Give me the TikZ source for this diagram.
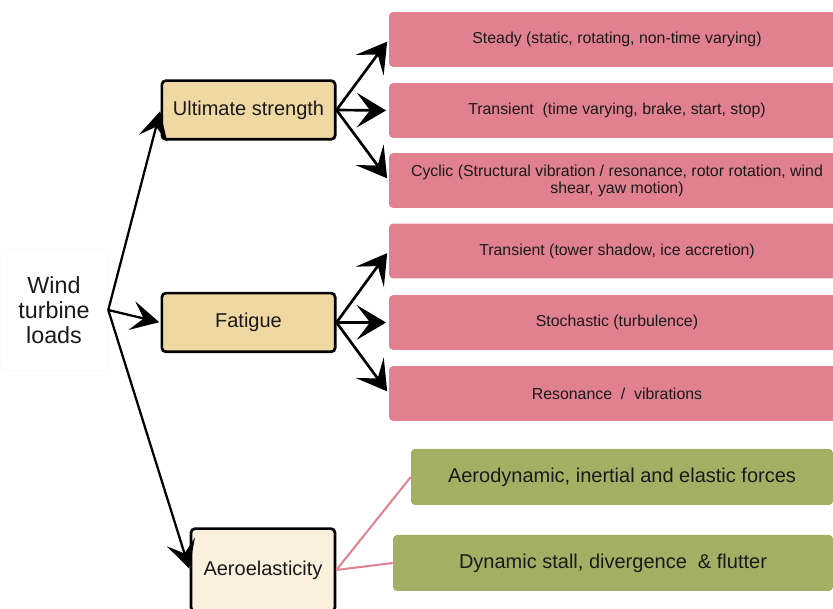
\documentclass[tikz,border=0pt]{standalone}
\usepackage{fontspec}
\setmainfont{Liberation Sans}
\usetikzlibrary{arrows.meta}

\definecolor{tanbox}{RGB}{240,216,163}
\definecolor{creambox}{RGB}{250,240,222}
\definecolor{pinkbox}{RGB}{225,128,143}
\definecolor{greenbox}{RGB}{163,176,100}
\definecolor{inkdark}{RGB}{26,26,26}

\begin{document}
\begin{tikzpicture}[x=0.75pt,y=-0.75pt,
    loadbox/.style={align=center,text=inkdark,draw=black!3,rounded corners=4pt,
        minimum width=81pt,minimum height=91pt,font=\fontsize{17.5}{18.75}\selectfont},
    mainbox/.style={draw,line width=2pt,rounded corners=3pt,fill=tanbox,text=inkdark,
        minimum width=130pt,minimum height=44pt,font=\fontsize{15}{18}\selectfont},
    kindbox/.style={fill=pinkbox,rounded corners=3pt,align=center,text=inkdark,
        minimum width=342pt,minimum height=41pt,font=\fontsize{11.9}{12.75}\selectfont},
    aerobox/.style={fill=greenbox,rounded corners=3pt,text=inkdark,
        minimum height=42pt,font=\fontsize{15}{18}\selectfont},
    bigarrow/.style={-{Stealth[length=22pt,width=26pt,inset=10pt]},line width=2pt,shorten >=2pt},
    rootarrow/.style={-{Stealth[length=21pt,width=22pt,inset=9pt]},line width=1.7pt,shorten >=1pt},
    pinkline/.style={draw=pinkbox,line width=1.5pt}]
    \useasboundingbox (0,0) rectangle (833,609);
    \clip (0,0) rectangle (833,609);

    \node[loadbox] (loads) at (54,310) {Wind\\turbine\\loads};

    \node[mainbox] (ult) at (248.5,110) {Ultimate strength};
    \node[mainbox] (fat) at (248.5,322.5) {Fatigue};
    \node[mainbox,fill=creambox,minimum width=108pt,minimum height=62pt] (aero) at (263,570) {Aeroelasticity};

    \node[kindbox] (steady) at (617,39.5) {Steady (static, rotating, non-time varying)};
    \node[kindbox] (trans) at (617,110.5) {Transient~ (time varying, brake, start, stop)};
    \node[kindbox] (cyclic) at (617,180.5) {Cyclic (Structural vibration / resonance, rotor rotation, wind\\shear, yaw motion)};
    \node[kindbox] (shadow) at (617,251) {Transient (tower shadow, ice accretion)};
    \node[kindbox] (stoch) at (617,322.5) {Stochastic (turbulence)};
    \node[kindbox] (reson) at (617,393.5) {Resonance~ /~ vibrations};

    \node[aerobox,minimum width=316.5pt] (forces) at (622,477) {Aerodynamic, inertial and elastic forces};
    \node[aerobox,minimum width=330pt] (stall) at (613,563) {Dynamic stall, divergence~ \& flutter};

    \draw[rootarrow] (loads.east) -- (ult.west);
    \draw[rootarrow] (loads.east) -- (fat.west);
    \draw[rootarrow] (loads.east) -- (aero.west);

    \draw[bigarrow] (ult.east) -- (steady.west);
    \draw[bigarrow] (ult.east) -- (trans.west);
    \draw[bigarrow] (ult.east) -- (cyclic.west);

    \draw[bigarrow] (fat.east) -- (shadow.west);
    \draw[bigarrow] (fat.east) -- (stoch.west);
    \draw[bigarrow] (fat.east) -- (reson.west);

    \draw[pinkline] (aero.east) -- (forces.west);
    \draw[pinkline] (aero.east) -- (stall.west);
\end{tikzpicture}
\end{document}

Short task:
Omit the pictures, then repeat exactly each line from the beginning of the listing through the line with "width=108pt,minimum height=62pt] (aero)".

The response:
Give me the TikZ source for this diagram.
\documentclass[tikz,border=0pt]{standalone}
\usepackage{fontspec}
\setmainfont{Liberation Sans}
\usetikzlibrary{arrows.meta}

\definecolor{tanbox}{RGB}{240,216,163}
\definecolor{creambox}{RGB}{250,240,222}
\definecolor{pinkbox}{RGB}{225,128,143}
\definecolor{greenbox}{RGB}{163,176,100}
\definecolor{inkdark}{RGB}{26,26,26}

\begin{document}
\begin{tikzpicture}[x=0.75pt,y=-0.75pt,
    loadbox/.style={align=center,text=inkdark,draw=black!3,rounded corners=4pt,
        minimum width=81pt,minimum height=91pt,font=\fontsize{17.5}{18.75}\selectfont},
    mainbox/.style={draw,line width=2pt,rounded corners=3pt,fill=tanbox,text=inkdark,
        minimum width=130pt,minimum height=44pt,font=\fontsize{15}{18}\selectfont},
    kindbox/.style={fill=pinkbox,rounded corners=3pt,align=center,text=inkdark,
        minimum width=342pt,minimum height=41pt,font=\fontsize{11.9}{12.75}\selectfont},
    aerobox/.style={fill=greenbox,rounded corners=3pt,text=inkdark,
        minimum height=42pt,font=\fontsize{15}{18}\selectfont},
    bigarrow/.style={-{Stealth[length=22pt,width=26pt,inset=10pt]},line width=2pt,shorten >=2pt},
    rootarrow/.style={-{Stealth[length=21pt,width=22pt,inset=9pt]},line width=1.7pt,shorten >=1pt},
    pinkline/.style={draw=pinkbox,line width=1.5pt}]
    \useasboundingbox (0,0) rectangle (833,609);
    \clip (0,0) rectangle (833,609);

    \node[loadbox] (loads) at (54,310) {Wind\\turbine\\loads};

    \node[mainbox] (ult) at (248.5,110) {Ultimate strength};
    \node[mainbox] (fat) at (248.5,322.5) {Fatigue};
    \node[mainbox,fill=creambox,minimum width=108pt,minimum height=62pt] (aero) at (263,570) {Aeroelasticity};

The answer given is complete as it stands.